Psychosocial Care Center
Deal with the craving and create with wood
The proposed project is aimed at drug addicts and the territory of the Emilia-Romagna region in Italy, who need specialized interventions for the promotion and prevention of mental health. The project aims to integrate group therapy for learning to cope with craving and the carpentry workshop, which is called Made (Im)perfect. Made (Im)perfect is the brand created within the social carpentry workshop of the Ortica Day Center. Each object is a handmade unique piece, each with its own history, its origins, its own characteristics: just like all of those who work on this project.
With the purchase of these products it is possible to economically support the care pathways of people who have social and psychological frailties. The objects are created by the people who participate in the proposed healing activities, including group therapy about craving.
The organisers want to propose and implement in the area: how to learn strategies for managing the restless mind (when under the effect of craving) and create in everyday life.
In the carpentry objects created you will find imperfections, different dimensions and perhaps some errors: this is what makes us unique and special.
We create unmistakable and unique wooden products, mixing INVENTIVENESS and MANUAL SKILLS,
to make the living spaces personalized.
We believe that wood looks like us,
it is a weather resistant material,
but at the same time ductile and transformable
by careful hands.
We, with our differences and fragility, are committed to giving a second chance to the scraps from which the object you are holding in your hands is born.
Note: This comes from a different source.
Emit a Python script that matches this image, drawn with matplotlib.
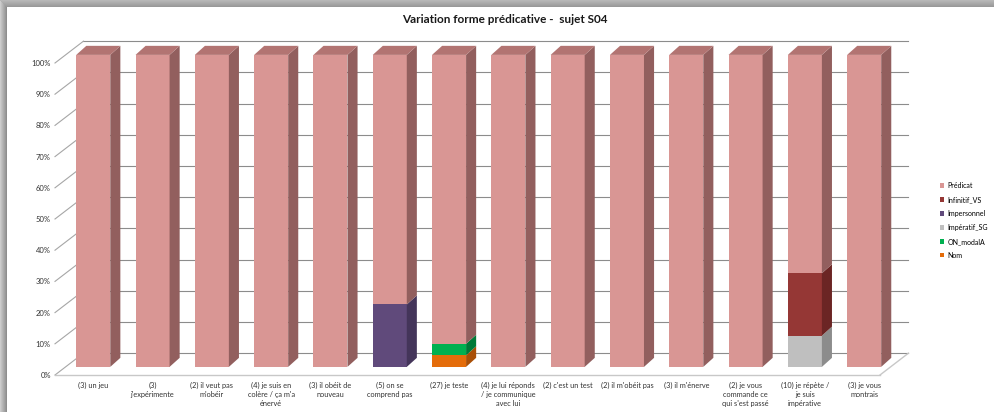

This second chance that we give to objects is reflected in the nature of the subjects, who aspire to create a life worth living for themselves.
I step to the door
The challenge of working with mental health in the country was rethought by a group, called Apasso a Porta, from the Psychosocial Care Center in Paranoá, Brazil. The artistic team, composed of 22 employees and former employees of the place, in addition to some patients, reinforces the importance of this type of intervention to offer humanized care. Psychosocial Care Center received film and theater performances to assist in the humanized treatment of mental disorders. This type of project is fundamental for the rehabilitation of people undergoing treatment for mental disorders: the possibility of cultural and artistic creation involves the subjectivity that patients themselves present during treatment with other professionals.